Pakistani Prime Minister Imran Khan, right, greets Saudi Crown Prince Mohammed bin Salman. The Khan government has built a relationship of mutual support with Riyadh.   © Reuters

DUBAI/NEW DELHI -- Saudi Crown Prince Mohammed bin Salman is on a mission to repair his standing in the international community, kicking off a three-country tour of Asia this weekend with a pledge to spend $20 billion on economic cooperation with Pakistan.

Much of the West remains suspicious of the crown prince over his possible involvement in the October killing of Saudi dissident journalist Jamal Khashoggi. Now he is returning to the diplomatic stage by touring friendly nations.

Saudi Arabia has been a "brotherly" and "friendly" country to Pakistan through good times and bad, the crown prince said Sunday in Islamabad at the signing of economic agreements. About $10 billion will be invested in an oil refinery and petrochemical facility in Gwadar, southwest Pakistan. The complex, designed to process 250,000 to 300,000 barrels per day, is expected to help Pakistan reduce its trade deficit.

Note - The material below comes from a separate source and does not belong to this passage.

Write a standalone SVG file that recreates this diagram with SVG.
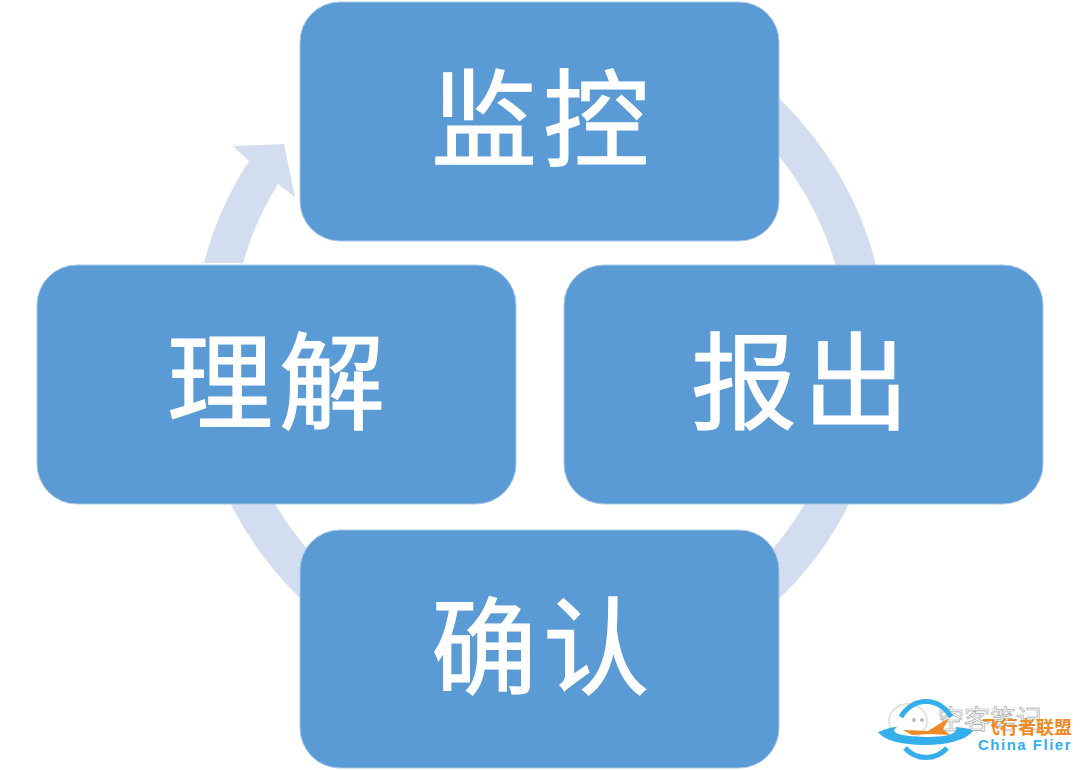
<svg xmlns="http://www.w3.org/2000/svg" width="1080" height="770" viewBox="0 0 1080 770">
<style>
.box{fill:#5b9bd5;stroke:#a9c8e8;stroke-width:1}
.lbl{font-family:"Noto Sans CJK SC","Noto Sans",sans-serif;font-size:106px;letter-spacing:6px;fill:#fff;stroke:#fff;stroke-width:1.2;text-anchor:middle}
.band{fill:#d2deef}
.cn{font-family:"Noto Sans CJK SC",sans-serif}
</style>
<rect width="1080" height="770" fill="#fff"/>
<g id="connectors">
<path d="M700 64A326.5 326.5 0 1 1 217.5 400" fill="none" stroke="#d2deef" stroke-width="39"/>
<path class="band" d="M204 263A346 346 0 0 1 249 161L233 146L284 144L295 197L278 184A308 308 0 0 0 243 263Z"/>
</g>
<g id="node-monitor"><rect class="box" x="300" y="2" width="479" height="239" rx="40"/><text class="lbl" x="543" y="158">监控</text></g>
<g id="node-report"><rect class="box" x="564" y="265" width="479" height="239" rx="40"/><text class="lbl" x="803" y="421">报出</text></g>
<g id="node-understand"><rect class="box" x="37" y="265" width="479" height="239" rx="40"/><text class="lbl" x="279" y="421">理解</text></g>
<g id="node-confirm"><rect class="box" x="300" y="530" width="479" height="238" rx="40"/><text class="lbl" x="543" y="686">确认</text></g>
<g id="watermark">
<ellipse cx="908" cy="721" rx="19" ry="17" fill="#fff" stroke="#e2e2e2" stroke-width="2"/>
<circle cx="914" cy="720" r="2" fill="#bbb"/><circle cx="922" cy="720" r="2" fill="#bbb"/>
<text class="cn" x="938" y="729" font-size="26" fill="#fff" stroke="#a8a8a8" stroke-width="0.7">空客笔记</text>
<path d="M901 717A28 28 0 0 1 951 717M905 748A28 28 0 0 0 947 748" fill="none" stroke="#33b0ec" stroke-width="5"/>
<path d="M878 732C888 728 893 727 897 727C890 732 895 736 926 737C950 737 958 733 956 727C966 728 972 729 973 731C965 741 945 745 926 745C900 745 884 740 878 732Z" fill="#33b0ec"/>
<path d="M903 730L928 731L949 718L943 729L950 735L930 734L912 735Z" fill="#f08a24"/>
<text class="cn" x="982" y="734" font-size="18" font-weight="700" fill="#f08a24">飞行者联盟</text>
<text x="978" y="750" font-family="Liberation Sans,sans-serif" font-size="15" font-weight="700" letter-spacing="1.5" fill="#33b0ec">China Flier</text>
</g>
</svg>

The crown prince is a figure of great importance to the government of Pakistani Prime Minister Imran Khan, which took power in August. The Saudis were the first to offer aid to the young government as its foreign-currency reserves dwindled in the face of a significant current-account deficit.

Khan threw his support behind Crown Prince Mohammed even after the Khashoggi incident by attending a Saudi investment conference as planned later in October. In return, Riyadh offered $6 billion in support to Islamabad, a portion of it as deferred-payment facilities for oil imports. The new pledge made this past weekend appears to be a new step in that relationship.

The crown prince's next two destinations, India and China, are thought to have been picked partly because they are less likely to push hard on the Khashoggi issue.

Meanwhile, distrust in Riyadh remains deep in Europe and America. The European Union's executive body, the European Commission, added Saudi Arabia last week to a blacklist of countries with inadequate protections against money laundering and terrorism financing. If the addition is endorsed, banks in member states will have to run extra checks on transactions involving Saudi Arabia.

The Saudi government plans to take out bank loans and issue bonds this year to help fund the crown prince's economic reform efforts at home. Being blacklisted could deal this a major blow.